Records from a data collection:
· · ·

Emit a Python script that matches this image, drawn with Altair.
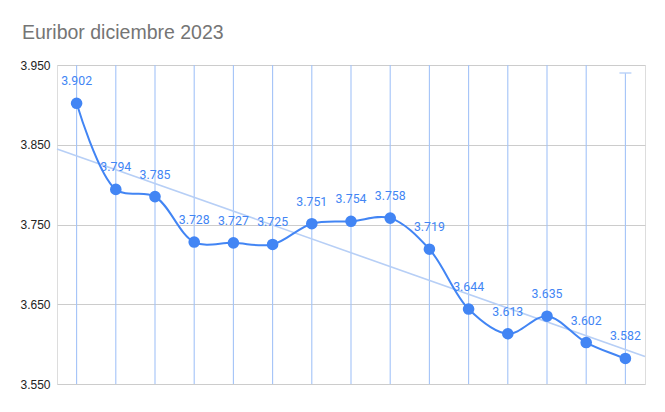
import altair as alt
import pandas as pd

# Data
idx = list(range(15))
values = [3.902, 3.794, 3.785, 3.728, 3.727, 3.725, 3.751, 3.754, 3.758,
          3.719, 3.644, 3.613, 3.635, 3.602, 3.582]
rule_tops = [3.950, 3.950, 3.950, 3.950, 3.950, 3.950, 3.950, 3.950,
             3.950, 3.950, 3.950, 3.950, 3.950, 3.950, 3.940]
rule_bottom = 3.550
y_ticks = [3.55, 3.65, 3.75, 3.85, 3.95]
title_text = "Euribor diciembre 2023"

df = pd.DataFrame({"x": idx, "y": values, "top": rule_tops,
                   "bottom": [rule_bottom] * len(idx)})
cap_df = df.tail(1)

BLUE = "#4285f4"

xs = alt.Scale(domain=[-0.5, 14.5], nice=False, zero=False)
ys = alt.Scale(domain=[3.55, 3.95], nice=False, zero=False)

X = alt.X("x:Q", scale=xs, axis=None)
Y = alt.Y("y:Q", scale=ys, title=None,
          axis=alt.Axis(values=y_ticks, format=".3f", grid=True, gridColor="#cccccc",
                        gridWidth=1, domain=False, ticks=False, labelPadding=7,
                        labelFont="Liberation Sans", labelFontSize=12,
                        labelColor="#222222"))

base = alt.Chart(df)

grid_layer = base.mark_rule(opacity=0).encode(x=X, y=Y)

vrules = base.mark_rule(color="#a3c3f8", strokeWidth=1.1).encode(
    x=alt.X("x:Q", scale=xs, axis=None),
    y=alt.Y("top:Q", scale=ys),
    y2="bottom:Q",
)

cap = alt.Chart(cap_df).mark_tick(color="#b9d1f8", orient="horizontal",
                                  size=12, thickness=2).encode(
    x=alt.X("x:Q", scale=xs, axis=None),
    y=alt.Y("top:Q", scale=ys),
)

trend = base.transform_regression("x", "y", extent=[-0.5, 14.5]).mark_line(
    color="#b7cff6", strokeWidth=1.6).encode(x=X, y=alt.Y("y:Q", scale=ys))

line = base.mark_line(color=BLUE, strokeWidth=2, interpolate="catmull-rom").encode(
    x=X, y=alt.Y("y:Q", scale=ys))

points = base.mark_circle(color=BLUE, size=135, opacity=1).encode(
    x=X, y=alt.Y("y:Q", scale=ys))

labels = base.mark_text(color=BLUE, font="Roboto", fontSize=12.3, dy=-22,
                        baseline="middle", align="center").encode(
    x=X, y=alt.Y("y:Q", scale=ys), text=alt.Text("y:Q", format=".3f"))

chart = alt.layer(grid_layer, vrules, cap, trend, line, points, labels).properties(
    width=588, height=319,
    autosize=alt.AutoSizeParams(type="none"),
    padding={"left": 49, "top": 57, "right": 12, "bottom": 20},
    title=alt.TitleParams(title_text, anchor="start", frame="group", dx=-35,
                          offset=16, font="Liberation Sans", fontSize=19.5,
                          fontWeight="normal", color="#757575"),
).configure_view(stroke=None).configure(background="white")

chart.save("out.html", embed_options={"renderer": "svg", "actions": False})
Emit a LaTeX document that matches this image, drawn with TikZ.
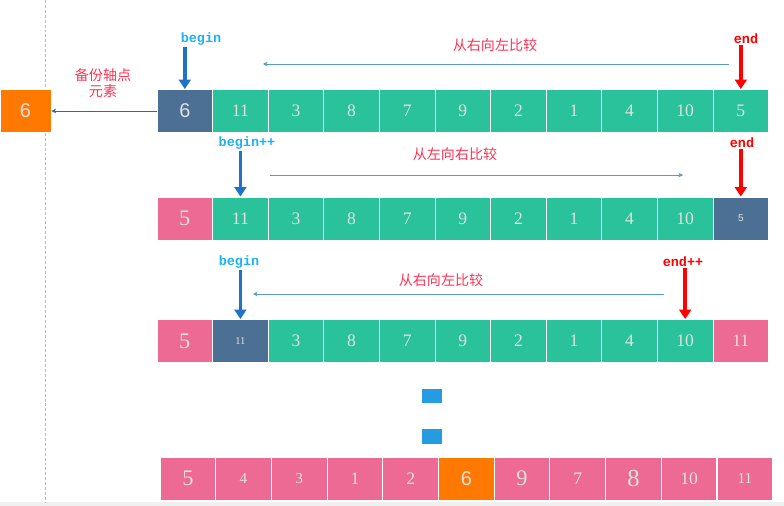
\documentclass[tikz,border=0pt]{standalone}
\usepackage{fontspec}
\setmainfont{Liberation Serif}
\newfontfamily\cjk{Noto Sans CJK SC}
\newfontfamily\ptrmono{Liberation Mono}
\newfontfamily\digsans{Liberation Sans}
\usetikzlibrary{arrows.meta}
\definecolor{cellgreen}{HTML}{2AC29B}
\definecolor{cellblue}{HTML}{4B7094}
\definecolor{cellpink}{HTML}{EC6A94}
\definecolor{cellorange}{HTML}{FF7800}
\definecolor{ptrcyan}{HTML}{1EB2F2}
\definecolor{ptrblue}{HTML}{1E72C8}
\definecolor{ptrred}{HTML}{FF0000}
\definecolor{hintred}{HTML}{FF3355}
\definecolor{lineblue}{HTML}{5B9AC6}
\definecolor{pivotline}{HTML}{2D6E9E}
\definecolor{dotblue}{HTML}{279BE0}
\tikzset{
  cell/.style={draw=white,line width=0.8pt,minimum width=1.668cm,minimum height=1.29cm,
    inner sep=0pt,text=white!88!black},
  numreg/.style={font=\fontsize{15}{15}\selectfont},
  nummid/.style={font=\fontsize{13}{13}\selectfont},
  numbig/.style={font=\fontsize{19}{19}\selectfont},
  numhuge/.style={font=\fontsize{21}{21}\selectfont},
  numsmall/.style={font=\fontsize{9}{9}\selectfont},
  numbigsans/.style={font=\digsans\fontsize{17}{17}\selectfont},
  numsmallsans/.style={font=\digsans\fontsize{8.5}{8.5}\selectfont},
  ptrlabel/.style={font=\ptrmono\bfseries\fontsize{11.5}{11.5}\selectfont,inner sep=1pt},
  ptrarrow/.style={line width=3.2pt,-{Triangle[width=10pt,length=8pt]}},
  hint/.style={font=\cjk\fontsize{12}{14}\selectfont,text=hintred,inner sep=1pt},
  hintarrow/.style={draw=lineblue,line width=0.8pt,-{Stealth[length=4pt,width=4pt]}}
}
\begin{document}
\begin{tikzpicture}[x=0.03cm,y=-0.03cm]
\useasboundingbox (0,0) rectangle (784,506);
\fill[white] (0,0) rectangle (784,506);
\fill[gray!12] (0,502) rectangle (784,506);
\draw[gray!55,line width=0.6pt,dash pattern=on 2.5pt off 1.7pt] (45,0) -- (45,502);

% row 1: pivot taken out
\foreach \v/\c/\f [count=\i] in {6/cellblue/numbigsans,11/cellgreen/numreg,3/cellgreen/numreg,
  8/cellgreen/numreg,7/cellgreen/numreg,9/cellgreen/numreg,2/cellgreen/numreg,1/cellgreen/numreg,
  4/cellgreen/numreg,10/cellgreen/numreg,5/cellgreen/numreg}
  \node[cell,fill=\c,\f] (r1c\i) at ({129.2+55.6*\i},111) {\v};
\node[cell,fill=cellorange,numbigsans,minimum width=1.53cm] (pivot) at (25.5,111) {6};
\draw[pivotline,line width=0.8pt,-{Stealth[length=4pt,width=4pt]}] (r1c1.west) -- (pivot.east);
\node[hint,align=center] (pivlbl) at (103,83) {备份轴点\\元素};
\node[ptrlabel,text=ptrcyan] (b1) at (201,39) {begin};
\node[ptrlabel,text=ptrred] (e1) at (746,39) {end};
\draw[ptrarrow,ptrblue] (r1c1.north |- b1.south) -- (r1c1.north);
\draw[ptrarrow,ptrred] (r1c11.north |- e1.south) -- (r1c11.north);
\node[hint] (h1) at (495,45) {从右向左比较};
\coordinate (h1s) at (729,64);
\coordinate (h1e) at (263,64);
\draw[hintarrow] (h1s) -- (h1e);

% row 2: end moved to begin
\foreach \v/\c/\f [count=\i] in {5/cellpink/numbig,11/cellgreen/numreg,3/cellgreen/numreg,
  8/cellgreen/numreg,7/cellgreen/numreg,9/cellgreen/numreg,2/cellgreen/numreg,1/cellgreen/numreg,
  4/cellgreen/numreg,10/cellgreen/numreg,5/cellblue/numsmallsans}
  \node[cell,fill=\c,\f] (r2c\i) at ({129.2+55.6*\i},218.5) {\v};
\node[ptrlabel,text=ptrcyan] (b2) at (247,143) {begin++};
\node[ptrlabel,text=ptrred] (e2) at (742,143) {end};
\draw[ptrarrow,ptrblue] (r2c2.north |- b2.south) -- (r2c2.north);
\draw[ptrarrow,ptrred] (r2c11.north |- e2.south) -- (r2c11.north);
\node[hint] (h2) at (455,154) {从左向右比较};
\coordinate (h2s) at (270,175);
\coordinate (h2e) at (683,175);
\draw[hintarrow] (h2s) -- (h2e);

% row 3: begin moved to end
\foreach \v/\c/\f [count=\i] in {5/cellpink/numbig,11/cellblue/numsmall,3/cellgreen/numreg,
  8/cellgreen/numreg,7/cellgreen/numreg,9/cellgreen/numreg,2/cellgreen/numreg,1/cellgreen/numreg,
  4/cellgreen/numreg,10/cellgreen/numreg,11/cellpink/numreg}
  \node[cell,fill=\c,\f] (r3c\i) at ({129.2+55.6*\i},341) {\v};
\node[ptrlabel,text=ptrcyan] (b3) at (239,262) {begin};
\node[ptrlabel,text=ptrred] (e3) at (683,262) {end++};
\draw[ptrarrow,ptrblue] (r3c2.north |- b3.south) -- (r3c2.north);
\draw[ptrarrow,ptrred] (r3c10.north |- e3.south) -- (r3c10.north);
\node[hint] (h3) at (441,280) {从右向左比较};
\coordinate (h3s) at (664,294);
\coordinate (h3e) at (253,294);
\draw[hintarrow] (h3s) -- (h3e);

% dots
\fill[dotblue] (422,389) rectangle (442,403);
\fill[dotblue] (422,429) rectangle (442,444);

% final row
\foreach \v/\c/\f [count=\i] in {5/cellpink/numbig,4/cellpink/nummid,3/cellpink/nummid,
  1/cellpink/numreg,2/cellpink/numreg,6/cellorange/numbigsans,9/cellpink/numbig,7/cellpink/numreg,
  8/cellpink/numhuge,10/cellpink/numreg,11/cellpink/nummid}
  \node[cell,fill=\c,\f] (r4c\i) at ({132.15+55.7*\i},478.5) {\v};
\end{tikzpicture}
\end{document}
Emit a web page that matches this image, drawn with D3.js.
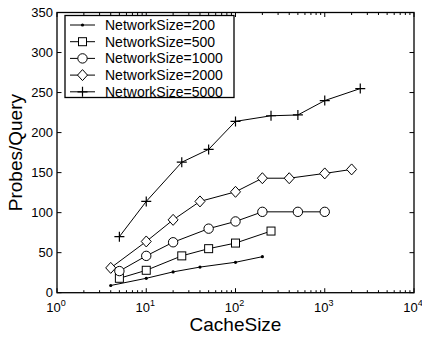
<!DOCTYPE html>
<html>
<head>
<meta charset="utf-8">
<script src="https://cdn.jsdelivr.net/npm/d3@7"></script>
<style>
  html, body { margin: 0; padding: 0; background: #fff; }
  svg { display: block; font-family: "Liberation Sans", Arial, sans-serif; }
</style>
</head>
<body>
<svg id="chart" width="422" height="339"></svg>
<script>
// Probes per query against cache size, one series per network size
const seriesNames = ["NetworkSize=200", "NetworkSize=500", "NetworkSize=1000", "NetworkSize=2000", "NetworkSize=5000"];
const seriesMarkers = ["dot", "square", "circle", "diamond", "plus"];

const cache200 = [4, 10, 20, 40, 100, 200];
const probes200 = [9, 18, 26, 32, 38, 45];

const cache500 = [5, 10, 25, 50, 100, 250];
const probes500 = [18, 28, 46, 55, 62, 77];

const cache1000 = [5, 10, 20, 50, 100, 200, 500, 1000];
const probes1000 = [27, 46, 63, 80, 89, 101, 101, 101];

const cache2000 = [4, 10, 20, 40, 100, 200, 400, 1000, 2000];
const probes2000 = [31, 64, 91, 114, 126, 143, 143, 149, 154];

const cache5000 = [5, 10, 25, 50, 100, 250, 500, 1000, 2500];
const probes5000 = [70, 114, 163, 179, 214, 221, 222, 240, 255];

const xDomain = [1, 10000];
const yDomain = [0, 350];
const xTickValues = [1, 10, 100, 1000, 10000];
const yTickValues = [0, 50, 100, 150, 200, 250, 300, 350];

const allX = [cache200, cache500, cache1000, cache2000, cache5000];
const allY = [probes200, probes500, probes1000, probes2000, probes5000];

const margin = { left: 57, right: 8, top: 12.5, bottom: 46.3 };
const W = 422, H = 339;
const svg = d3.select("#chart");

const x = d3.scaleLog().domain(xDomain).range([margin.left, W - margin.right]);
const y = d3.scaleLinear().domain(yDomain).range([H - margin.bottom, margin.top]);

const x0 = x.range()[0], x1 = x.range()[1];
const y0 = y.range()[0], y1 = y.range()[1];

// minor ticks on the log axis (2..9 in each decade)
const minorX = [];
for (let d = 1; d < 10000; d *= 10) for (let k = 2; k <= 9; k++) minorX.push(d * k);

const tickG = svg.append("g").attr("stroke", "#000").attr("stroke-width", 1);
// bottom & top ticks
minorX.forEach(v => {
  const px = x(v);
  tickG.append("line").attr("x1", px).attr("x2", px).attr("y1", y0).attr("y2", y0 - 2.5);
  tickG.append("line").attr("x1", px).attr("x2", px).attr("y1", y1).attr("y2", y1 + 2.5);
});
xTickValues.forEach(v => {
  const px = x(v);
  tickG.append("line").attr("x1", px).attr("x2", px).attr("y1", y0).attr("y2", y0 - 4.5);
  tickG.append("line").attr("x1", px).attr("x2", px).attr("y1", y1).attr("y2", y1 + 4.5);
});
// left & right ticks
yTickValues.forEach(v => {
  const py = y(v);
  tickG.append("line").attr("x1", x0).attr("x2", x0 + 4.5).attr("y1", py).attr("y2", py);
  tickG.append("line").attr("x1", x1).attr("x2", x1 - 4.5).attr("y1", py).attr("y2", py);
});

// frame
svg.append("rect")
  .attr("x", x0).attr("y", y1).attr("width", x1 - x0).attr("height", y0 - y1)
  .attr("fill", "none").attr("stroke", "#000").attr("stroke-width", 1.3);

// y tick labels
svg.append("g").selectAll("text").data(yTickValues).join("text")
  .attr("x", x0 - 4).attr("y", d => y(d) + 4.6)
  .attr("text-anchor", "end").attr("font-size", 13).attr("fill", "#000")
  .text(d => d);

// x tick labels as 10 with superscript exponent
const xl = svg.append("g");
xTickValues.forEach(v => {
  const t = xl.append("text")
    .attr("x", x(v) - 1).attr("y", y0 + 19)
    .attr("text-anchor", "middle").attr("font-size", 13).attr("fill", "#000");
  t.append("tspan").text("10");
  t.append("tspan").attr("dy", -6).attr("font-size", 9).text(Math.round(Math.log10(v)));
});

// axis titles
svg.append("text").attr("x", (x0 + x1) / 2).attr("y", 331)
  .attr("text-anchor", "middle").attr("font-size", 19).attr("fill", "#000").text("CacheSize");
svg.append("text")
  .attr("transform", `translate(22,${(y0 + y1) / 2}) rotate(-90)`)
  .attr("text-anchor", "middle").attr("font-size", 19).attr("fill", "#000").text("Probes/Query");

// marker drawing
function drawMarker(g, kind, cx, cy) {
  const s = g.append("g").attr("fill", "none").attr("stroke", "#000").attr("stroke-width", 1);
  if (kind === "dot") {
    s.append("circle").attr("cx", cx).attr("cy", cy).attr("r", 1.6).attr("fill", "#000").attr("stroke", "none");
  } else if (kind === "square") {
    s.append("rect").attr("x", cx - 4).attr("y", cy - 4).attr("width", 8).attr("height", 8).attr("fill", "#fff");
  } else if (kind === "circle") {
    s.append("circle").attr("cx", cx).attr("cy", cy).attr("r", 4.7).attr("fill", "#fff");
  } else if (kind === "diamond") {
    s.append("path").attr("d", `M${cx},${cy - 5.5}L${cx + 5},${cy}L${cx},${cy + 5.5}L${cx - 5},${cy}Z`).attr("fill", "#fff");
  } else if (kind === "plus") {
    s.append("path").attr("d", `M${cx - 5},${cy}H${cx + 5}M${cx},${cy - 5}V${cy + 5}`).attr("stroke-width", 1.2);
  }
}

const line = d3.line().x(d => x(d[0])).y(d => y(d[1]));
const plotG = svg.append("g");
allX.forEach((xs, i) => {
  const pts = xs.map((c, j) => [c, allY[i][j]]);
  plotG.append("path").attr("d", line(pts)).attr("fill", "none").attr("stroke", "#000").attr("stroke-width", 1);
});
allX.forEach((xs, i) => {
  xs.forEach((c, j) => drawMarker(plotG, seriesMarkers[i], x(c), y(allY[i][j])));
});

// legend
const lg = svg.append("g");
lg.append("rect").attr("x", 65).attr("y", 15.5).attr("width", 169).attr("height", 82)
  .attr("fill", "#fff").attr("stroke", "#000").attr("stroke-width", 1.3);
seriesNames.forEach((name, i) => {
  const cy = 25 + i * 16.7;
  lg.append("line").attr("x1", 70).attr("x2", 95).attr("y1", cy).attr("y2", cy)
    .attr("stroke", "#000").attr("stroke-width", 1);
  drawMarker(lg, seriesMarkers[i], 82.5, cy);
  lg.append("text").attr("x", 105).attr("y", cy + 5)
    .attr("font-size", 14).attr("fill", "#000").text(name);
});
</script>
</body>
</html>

· · ·

Give again, exactly as written above, every line from the one holding "Emit a web page" to the one holding "const probes200 = [9, 18, 26, 32, 38, 45];", with both ends kept and the pictures left out.

Complete output:
Emit a web page that matches this image, drawn with D3.js.
<!DOCTYPE html>
<html>
<head>
<meta charset="utf-8">
<script src="https://cdn.jsdelivr.net/npm/d3@7"></script>
<style>
  html, body { margin: 0; padding: 0; background: #fff; }
  svg { display: block; font-family: "Liberation Sans", Arial, sans-serif; }
</style>
</head>
<body>
<svg id="chart" width="422" height="339"></svg>
<script>
// Probes per query against cache size, one series per network size
const seriesNames = ["NetworkSize=200", "NetworkSize=500", "NetworkSize=1000", "NetworkSize=2000", "NetworkSize=5000"];
const seriesMarkers = ["dot", "square", "circle", "diamond", "plus"];

const cache200 = [4, 10, 20, 40, 100, 200];
const probes200 = [9, 18, 26, 32, 38, 45];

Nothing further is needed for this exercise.